Is it because this is accounting for the sigmoid function having already been applied to the input?

However, even so, the (input_data[i] >= 0) snippets are confusing me as well. Those appear to be in place of the p_hat from the loss formula in the docs, which is supposed to be the prediction squashed by the sigmoid function. So why are they just taking a binary threshold? It's made even more confusing as this loss predicts [0,1] outputs, so (input_data[i] >= 0) will be a 1 unless it's 100% sure it's not.

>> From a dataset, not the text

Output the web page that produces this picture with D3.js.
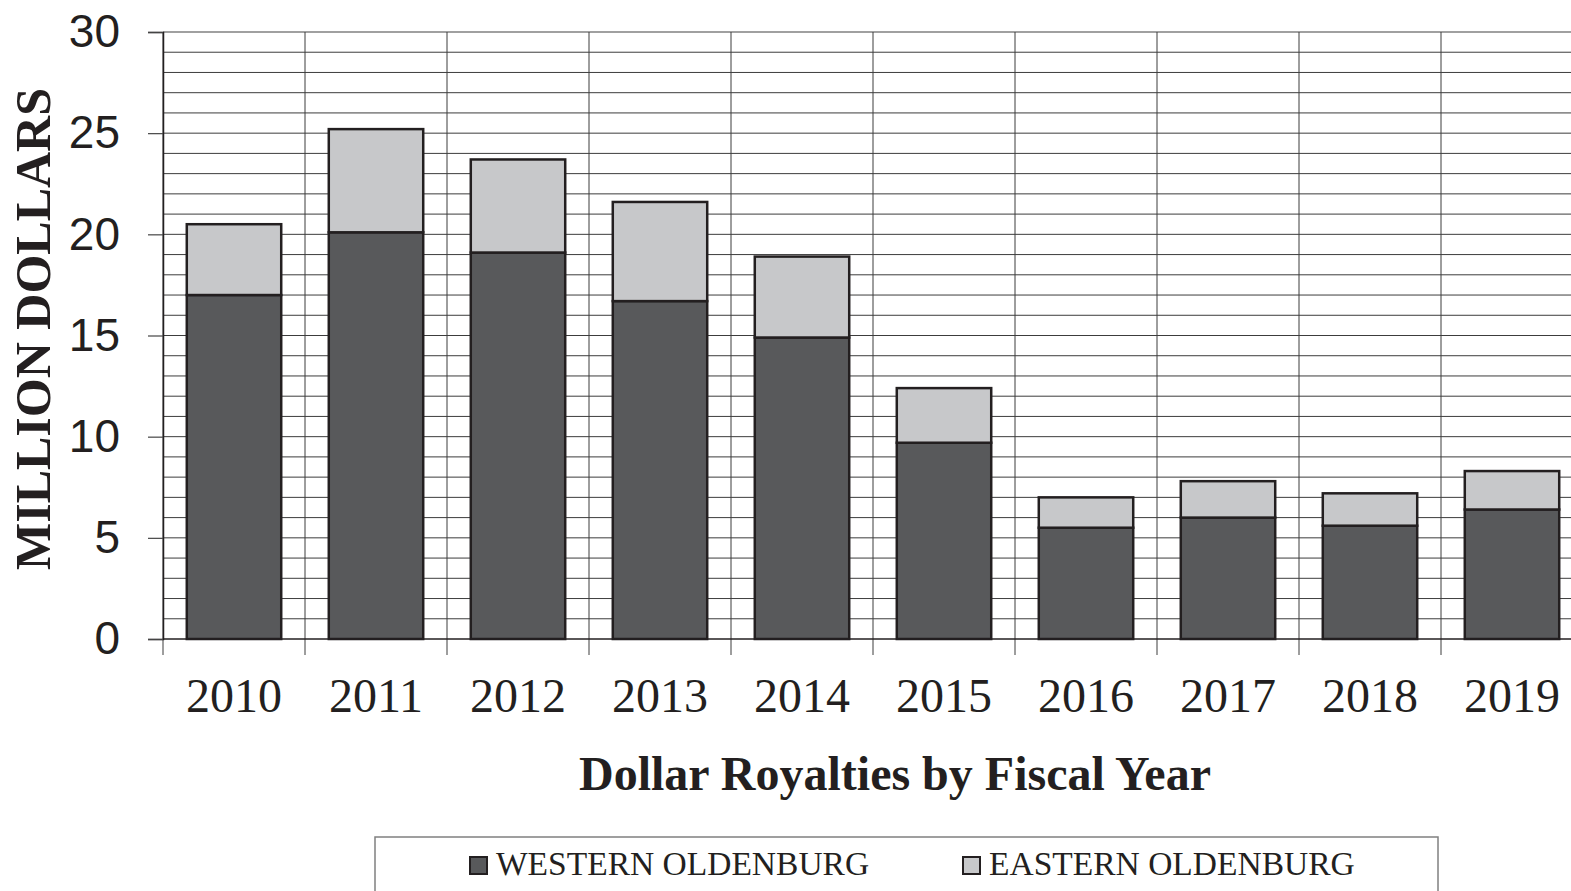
<!DOCTYPE html>
<html>
<head>
<meta charset="utf-8">
<script src="https://cdn.jsdelivr.net/npm/d3@7"></script>
<style>
  body { margin: 0; background: #fff; }
  svg { display: block; }
</style>
</head>
<body>
<div class="chart"></div>
<script>
// data (million dollars)
var years = ["2010", "2011", "2012", "2013", "2014", "2015", "2016", "2017", "2018", "2019"];
var western = [17.0, 20.1, 19.1, 16.7, 14.9, 9.7, 5.5, 6.0, 5.6, 6.4];
var eastern = [3.5, 5.1, 4.6, 4.9, 4.0, 2.7, 1.5, 1.8, 1.6, 1.9];
var seriesNames = ["WESTERN OLDENBURG", "EASTERN OLDENBURG"];
var yTicks = [0, 5, 10, 15, 20, 25, 30];

var colours = ["#58595b", "#c7c8ca"];
var ink = "#231f20";

var W = 1571, H = 891;
var margins = { top: 32, left: 163, bottom: 252 };
var bandStep = 142;
var width = bandStep * years.length;
var height = H - margins.top - margins.bottom;

var table = years.map(function (y, i) {
    return { year: y, west: western[i], east: eastern[i] };
});
var stacked = d3.stack().keys(["west", "east"])(table);

var svg = d3.select('.chart')
    .append('svg')
    .attr('width', W)
    .attr('height', H);

var g = svg.append('g')
    .attr('transform', 'translate(' + margins.left + ',' + margins.top + ')');

var xScale = d3.scaleBand()
    .domain(years)
    .range([0, width])
    .paddingInner(0.335)
    .paddingOuter(0.1675);

var yScale = d3.scaleLinear()
    .domain([0, 30])
    .range([height, 0]);

// horizontal grid, one line per unit
g.append('g')
    .selectAll('line')
    .data(d3.range(1, 31))
    .enter()
    .append('line')
    .attr('x1', 0)
    .attr('x2', width)
    .attr('y1', function (d) { return yScale(d); })
    .attr('y2', function (d) { return yScale(d); })
    .attr('stroke', function (d) { return d === 30 ? '#a0a0a0' : '#3c3c3c'; })
    .attr('stroke-width', function (d) { return d === 30 ? 2 : 1; });

// vertical grid at category boundaries
var bounds = d3.range(0, years.length + 1).map(function (i) { return i * bandStep; });
g.append('g')
    .selectAll('line')
    .data(bounds)
    .enter()
    .append('line')
    .attr('x1', function (d) { return d; })
    .attr('x2', function (d) { return d; })
    .attr('y1', 0)
    .attr('y2', height + 16)
    .attr('stroke', '#3c3c3c')
    .attr('stroke-width', 1);

// y axis
var yAxis = d3.axisLeft(yScale)
    .tickValues(yTicks)
    .tickSize(15)
    .tickPadding(28);

var yg = g.append('g').call(yAxis);
yg.select('.domain').attr('stroke', ink).attr('stroke-width', 1.5);
yg.selectAll('.tick line').attr('stroke', '#444').attr('stroke-width', 1.2);
yg.selectAll('text')
    .attr('fill', ink)
    .style('font-family', '"Liberation Sans", Arial, sans-serif')
    .style('font-size', '46px');

// bars
var groups = g.selectAll('g.series')
    .data(stacked)
    .enter()
    .append('g')
    .attr('class', 'series')
    .style('fill', function (d, i) { return colours[i]; });

groups.selectAll('rect')
    .data(function (d) { return d; })
    .enter()
    .append('rect')
    .attr('x', function (d) { return xScale(d.data.year); })
    .attr('y', function (d) { return yScale(d[1]); })
    .attr('width', xScale.bandwidth())
    .attr('height', function (d) { return yScale(d[0]) - yScale(d[1]); })
    .attr('stroke', ink)
    .attr('stroke-width', 2.5);

// bottom axis line
g.append('line')
    .attr('x1', 0)
    .attr('x2', width)
    .attr('y1', height)
    .attr('y2', height)
    .attr('stroke', ink)
    .attr('stroke-width', 1.5);

// x labels
var xAxis = d3.axisBottom(xScale).tickSize(0).tickPadding(0);
var xg = g.append('g')
    .attr('transform', 'translate(0,' + height + ')')
    .call(xAxis);
xg.select('.domain').remove();
xg.selectAll('text')
    .attr('dy', null)
    .attr('y', 73)
    .attr('fill', ink)
    .style('font-family', '"Liberation Serif", "Times New Roman", serif')
    .style('font-size', '48px');

// titles
svg.append('text')
    .attr('x', 895)
    .attr('y', 790)
    .attr('text-anchor', 'middle')
    .attr('fill', ink)
    .style('font-family', '"Liberation Serif", "Times New Roman", serif')
    .style('font-weight', 'bold')
    .style('font-size', '48px')
    .text('Dollar Royalties by Fiscal Year');

svg.append('text')
    .attr('transform', 'translate(50,329) rotate(-90)')
    .attr('text-anchor', 'middle')
    .attr('fill', ink)
    .style('font-family', '"Liberation Serif", "Times New Roman", serif')
    .style('font-weight', 'bold')
    .style('font-size', '50px')
    .text('MILLION DOLLARS');

// legend
svg.append('rect')
    .attr('x', 375)
    .attr('y', 837)
    .attr('width', 1063)
    .attr('height', 80)
    .attr('fill', 'none')
    .attr('stroke', '#808080')
    .attr('stroke-width', 1.5);

var legendX = [470, 963];
seriesNames.forEach(function (s, i) {
    svg.append('rect')
        .attr('x', legendX[i])
        .attr('y', 857)
        .attr('width', 17)
        .attr('height', 17)
        .attr('fill', colours[i])
        .attr('stroke', ink)
        .attr('stroke-width', 2);
    svg.append('text')
        .attr('x', legendX[i] + 26)
        .attr('y', 875)
        .attr('fill', ink)
        .style('font-family', '"Liberation Serif", "Times New Roman", serif')
        .style('font-size', '33.5px')
        .text(s);
});
</script>
</body>
</html>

Can someone please explain this to me?

Answer 1

The SigmoidCrossEntropy layer in caffe combines 2 steps(Sigmoid + CrossEntropy) that will perform on input_data into one piece of code :

Dtype loss = 0;
for (int i = 0; i < count; ++i) {
    loss -= input_data[i] * (target[i] - (input_data[i] >= 0)) -
        log(1 + exp(input_data[i] - 2 * input_data[i] * (input_data[i] >= 0)));
}
top[0]->mutable_cpu_data()[0] = loss / num;

In fact, no matter whether input_data >= 0 or not, the above code is always equivalent to the following code in math:

Dtype loss = 0;
for (int i = 0; i < count; ++i) {
    loss -= input_data[i] * (target[i] - 1) -
        log(1 + exp(-input_data[i]);
}
top[0]->mutable_cpu_data()[0] = loss / num;

, this code is based on the straightforward math formula after applying Sigmoid and CrossEntropy on input_data and making some combinations in math.

But the first piece of code(caffe uses) owns more numerical stability and takes less risk of overflow, because it avoids calculating a large exp(input_data)(or exp(-input_data)) when the absolute value of input_data is too large. That's why you saw that code in caffe.